Brooks also went to the church where Chesher eventually made his way after tossing his Smith & Wesson handgun into a pay lake and pushing it out of sight with his fishing rod, according to Chesher’s own statement and testimony. The church is where Brooks and another detective conducted an interview with Chesher, the recording of which was played in open court. Brooks also had been at the pay lake a couple of times after Chesher told investigators that’s where he had left the gun.

At the request of Commonwealth’s Attorney John Gardner, Brooks opened a series of boxes and envelopes containing various pieces of evidence and explained where each item was found. These included Hiser’s Taurus 9 mm gun, which had had a magazine of ammunition in it but none was in the chamber ready to be fired, Brooks said. Other evidence he displayed included Chesher’s gun and ammunition found in the water, in his vehicle and at the Hiser home, as well as Hiser’s iPhone.

Chesher had 56 rounds of ammunition with him when he arrived at the Hiser home that morning. A full 20-round magazine was found in his glove compartment. A 20-round magazine and a 15-round magazine with 14 rounds left in it were found in the lake – one had been fired and one unfired round was outside the house, Brooks said.

Defense attorney Greg Berry pointed out that Karen Hiser had told Brooks that Ronnie Hiser could get hateful when he took too many of his drugs, referring to pain- and anxiety-reducing and muscle-relaxing prescriptions, among others.

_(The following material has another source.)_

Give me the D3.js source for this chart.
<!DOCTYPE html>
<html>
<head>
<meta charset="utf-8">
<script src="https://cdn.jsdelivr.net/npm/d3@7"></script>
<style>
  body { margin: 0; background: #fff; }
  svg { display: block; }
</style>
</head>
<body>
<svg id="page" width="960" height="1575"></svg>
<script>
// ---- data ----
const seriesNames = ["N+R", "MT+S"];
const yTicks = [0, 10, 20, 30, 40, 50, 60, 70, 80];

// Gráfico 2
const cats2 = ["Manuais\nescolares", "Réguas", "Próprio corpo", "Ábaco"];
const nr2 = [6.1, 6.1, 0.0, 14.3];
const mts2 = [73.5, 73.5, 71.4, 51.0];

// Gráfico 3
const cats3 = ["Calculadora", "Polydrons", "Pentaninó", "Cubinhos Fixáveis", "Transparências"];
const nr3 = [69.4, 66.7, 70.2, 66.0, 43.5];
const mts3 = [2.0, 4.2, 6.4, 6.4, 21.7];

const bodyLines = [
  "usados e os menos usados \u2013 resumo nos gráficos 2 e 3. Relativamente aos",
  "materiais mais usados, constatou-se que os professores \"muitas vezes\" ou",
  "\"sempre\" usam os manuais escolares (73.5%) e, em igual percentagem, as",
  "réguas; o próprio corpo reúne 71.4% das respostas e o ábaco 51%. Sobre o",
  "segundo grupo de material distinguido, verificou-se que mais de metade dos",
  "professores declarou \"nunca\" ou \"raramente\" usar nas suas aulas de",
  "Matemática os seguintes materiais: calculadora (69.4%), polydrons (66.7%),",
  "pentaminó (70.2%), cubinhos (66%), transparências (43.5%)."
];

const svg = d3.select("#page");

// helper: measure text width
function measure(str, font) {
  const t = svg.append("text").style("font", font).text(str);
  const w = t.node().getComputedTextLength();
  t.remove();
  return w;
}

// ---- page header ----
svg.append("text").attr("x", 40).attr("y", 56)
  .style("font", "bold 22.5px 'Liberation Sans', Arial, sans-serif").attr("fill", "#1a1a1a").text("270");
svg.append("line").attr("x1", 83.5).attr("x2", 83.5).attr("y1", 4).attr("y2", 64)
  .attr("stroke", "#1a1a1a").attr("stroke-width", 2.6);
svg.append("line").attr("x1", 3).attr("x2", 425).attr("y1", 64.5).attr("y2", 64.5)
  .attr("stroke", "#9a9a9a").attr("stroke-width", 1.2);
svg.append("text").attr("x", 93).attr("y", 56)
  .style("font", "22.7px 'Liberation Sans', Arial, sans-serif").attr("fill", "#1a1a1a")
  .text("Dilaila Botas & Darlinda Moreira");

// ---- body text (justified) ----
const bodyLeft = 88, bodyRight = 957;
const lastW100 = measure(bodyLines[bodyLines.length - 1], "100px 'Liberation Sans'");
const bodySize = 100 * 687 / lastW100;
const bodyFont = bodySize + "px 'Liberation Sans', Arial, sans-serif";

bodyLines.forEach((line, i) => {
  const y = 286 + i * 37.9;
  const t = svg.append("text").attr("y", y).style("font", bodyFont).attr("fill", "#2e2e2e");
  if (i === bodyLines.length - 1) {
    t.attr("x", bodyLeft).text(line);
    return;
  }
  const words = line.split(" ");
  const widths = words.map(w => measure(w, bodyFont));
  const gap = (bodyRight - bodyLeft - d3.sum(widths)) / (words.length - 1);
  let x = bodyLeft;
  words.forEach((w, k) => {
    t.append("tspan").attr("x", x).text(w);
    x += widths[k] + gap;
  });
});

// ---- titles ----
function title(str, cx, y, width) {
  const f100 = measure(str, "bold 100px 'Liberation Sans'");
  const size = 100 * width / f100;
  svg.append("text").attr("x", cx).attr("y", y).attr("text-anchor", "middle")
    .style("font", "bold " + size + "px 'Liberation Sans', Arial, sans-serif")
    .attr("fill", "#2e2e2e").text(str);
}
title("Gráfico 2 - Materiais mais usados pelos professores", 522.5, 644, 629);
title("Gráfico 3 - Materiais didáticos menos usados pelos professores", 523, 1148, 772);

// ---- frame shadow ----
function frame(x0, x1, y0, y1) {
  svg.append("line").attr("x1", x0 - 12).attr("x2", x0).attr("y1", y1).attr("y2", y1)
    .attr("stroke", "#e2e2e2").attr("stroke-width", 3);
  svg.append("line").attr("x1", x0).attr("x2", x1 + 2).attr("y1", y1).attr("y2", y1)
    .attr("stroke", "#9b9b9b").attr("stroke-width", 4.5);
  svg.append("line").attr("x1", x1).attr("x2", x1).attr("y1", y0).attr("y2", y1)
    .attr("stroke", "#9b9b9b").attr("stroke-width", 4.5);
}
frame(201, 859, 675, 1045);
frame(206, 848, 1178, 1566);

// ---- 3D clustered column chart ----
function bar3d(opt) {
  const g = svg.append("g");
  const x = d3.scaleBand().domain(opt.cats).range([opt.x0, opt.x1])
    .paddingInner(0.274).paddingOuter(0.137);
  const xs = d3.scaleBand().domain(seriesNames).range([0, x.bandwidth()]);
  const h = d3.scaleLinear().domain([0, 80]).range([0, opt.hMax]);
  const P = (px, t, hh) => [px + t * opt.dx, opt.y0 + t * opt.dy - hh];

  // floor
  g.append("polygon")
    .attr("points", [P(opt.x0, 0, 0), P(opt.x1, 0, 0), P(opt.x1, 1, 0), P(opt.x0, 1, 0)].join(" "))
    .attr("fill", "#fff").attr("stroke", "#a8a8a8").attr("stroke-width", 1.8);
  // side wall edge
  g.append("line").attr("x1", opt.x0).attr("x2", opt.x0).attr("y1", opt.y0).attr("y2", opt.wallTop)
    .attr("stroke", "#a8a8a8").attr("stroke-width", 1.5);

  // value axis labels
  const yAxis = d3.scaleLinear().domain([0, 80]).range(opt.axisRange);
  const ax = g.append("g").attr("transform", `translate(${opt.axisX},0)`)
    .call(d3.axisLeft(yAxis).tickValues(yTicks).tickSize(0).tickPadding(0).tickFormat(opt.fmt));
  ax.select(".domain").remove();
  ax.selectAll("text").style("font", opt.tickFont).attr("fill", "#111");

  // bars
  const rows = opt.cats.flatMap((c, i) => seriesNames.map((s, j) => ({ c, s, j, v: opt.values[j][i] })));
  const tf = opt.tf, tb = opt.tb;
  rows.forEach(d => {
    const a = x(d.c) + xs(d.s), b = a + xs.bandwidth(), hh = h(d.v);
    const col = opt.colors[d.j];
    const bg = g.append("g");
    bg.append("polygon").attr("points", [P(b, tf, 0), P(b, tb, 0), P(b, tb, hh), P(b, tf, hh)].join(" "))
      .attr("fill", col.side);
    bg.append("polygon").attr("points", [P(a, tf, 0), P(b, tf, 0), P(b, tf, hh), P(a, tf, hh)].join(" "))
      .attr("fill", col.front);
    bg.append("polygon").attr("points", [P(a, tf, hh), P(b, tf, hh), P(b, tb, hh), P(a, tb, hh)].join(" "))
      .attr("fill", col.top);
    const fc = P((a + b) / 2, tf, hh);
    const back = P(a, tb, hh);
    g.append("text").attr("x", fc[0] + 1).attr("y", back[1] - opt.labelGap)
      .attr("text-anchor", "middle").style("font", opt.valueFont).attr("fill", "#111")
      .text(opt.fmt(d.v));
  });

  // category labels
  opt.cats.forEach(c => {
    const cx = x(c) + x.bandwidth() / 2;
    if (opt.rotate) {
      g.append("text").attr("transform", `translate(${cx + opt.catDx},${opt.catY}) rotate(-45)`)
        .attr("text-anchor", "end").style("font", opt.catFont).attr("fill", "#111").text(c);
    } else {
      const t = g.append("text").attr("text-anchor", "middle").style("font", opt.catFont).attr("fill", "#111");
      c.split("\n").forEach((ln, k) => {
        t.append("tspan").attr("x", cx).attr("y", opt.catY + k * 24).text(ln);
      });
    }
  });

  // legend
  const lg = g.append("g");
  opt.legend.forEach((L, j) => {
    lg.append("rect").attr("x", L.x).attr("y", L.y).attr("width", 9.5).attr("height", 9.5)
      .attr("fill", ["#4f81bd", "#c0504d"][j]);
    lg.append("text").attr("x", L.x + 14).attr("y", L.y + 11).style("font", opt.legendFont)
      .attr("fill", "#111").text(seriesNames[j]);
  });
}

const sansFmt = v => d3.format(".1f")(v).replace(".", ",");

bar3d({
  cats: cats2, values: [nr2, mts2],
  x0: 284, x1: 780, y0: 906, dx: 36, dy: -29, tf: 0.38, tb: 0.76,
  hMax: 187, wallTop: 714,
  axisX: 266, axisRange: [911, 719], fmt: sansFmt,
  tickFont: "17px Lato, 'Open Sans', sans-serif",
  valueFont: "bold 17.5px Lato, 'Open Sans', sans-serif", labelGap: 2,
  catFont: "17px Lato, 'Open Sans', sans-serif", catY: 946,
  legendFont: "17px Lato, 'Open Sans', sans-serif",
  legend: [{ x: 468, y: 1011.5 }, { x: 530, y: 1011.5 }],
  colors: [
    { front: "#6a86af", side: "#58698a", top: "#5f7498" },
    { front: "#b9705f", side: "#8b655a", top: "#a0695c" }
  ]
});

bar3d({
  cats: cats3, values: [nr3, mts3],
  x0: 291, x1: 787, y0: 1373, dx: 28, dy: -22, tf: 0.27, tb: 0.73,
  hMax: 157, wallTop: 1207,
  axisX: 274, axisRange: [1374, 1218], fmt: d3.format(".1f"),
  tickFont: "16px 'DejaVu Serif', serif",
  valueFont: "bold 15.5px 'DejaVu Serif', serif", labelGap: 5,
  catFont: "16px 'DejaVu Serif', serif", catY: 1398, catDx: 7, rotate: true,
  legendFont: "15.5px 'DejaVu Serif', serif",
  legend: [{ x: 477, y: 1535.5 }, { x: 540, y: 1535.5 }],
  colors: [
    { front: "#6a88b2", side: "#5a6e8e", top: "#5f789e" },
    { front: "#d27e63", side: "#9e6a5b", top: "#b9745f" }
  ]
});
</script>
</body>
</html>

Brooks confirmed that Karen Hiser told him that she and Chesher had never talked about harming Ronnie, and Chesher had never said to Brooks they made plans to kill him together, but that statements to the effect of wishing Ronnie would die were made.

Berry made the point through questions to Brooks that when someone is pointing a gun at you, you can’t tell whether the safety mechanism is on, whether the barrel is loaded or even whether it’s a real gun. But if a gun were pointed at him or someone else, “it would be a threat you’d have to deal with at that time?”

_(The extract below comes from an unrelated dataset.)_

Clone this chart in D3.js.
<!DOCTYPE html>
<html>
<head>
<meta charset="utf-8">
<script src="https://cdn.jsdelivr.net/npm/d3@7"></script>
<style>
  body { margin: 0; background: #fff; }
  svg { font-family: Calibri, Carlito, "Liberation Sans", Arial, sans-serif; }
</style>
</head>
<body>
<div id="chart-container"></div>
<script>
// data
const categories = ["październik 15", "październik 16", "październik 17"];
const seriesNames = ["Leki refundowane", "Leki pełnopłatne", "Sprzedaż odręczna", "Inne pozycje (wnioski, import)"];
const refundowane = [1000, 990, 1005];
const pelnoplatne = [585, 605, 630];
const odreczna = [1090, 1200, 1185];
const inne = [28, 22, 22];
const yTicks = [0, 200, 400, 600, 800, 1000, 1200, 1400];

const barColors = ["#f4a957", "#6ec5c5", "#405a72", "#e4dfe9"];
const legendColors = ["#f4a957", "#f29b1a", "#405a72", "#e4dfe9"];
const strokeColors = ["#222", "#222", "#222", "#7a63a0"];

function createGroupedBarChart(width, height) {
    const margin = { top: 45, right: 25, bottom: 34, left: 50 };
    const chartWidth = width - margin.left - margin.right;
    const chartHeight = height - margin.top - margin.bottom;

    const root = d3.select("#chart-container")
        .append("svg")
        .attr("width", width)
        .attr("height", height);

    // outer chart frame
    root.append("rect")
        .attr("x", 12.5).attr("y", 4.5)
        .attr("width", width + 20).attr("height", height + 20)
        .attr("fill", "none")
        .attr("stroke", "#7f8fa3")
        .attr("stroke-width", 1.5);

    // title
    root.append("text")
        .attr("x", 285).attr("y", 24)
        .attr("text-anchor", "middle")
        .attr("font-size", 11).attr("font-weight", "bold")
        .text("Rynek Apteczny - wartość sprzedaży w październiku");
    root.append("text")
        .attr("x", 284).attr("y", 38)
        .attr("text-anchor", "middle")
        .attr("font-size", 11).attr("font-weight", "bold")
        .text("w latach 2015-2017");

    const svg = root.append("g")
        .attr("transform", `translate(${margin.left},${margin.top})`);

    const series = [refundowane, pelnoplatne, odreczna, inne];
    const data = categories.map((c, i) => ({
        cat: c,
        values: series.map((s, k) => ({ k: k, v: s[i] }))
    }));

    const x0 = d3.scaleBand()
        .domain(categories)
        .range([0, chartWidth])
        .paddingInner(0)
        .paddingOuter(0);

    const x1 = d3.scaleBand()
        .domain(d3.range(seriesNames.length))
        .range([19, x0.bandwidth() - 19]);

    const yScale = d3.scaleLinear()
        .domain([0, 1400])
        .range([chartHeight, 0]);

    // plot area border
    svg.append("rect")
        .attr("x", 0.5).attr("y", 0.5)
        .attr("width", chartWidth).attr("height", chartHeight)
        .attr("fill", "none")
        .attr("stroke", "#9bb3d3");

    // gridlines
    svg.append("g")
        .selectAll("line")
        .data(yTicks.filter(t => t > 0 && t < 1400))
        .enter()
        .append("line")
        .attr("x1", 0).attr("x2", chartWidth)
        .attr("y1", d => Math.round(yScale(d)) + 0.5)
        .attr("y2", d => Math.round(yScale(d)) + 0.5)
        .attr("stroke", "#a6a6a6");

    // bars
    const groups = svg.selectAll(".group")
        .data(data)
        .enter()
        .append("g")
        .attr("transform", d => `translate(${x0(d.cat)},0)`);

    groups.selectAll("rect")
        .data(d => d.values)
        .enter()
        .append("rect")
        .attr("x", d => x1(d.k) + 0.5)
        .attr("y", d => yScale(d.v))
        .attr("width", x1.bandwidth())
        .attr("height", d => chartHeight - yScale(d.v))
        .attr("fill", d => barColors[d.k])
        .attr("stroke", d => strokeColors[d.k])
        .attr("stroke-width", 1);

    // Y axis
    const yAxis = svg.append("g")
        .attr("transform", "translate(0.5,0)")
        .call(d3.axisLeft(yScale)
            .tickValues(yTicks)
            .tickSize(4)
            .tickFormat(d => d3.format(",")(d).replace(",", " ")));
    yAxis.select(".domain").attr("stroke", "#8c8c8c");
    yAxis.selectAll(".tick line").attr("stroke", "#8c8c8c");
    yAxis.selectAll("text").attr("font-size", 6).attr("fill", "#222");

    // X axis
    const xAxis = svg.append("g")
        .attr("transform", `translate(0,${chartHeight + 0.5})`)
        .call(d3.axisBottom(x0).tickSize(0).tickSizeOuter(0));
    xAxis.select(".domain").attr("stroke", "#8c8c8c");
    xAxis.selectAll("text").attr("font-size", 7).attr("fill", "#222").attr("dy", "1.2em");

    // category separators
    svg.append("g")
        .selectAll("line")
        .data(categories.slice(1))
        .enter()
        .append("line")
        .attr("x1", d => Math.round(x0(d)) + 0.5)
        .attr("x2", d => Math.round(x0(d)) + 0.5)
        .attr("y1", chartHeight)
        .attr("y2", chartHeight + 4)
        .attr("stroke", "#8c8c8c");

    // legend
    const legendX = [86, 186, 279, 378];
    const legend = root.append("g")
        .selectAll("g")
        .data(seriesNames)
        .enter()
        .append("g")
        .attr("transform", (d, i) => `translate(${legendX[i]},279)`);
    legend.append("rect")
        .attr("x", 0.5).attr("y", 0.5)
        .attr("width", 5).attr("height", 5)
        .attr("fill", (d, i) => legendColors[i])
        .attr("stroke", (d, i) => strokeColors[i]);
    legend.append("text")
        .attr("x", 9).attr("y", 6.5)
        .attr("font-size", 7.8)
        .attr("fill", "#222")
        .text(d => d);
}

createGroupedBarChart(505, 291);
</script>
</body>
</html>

“As a police officer, yes,” Brooks replied.

Next were two other KSP personnel who were at the church the day of the shooting – Trooper Jason Warner and Detective Nicholas Davis. They testified regarding the chain of custody and handling of evidence, and Davis further testified regarding comments he heard Chesher make while transporting him to the Edmonton Police Department.

Those comments were not recorded, so Davis pointed out that what was in his report was paraphrasing, but Chesher said he felt sorry for that guy, he couldn’t believe he did it and that the victim was pointing a gun at him and he shot him.

Darius Arabadjief, the medical examiner who conducted the autopsy on Ronnie, said the bullet struck just above the nose, at the nasal bridge, and continued into the brain. He discussed blood, urinalysis and toxicology reports as well, noting that all drugs in Ronnie’s system were within therapeutic limits.

Trooper Bobby Maxwell, a 19-year KSP veteran who had responded to the residence May 8 for a welfare check at Chesher’s request because Chesher believed Karen Hiser was being held against her will, testified regarding his visit.

He said he spoke with them and with Karen Hiser alone, which is customary when there is concern over possible domestic violence. She told him that although they had had some issues in the past, she was fine. Maxwell said he knew of one other time KSP had responded there, and thought the sheriff’s office had a few times as well.

Berry asked whether sometimes people in domestic violence situations are hesitant to speak truthfully, even when alone with the interviewer.

“That’s true, but I’ve been doing this for 19 years, and I’ve got a pretty good feel for [when] that’s the case,” Maxwell said.

Gardner also called Lynn Spencer, a criminal intel analyst with KSP. She explained how she retrieved things such as call logs, text messages, photos and videos from Chesher’s iPhone.

She told Gardner the content of each of 21 text messages from Chesher’s number to Karen’s number the morning of the shooting, starting at 4 a.m. and continuing through 8:54 a.m., some of which Gardner had discussed in his opening remarks. (Karen’s call to 911 to report the shooting was at 8:59 a.m.)

On the morning of June 4, from 5:35 to 8:48 a.m., eight calls were placed from number to hers. One call, at 12:38 a.m., was made from her number to his.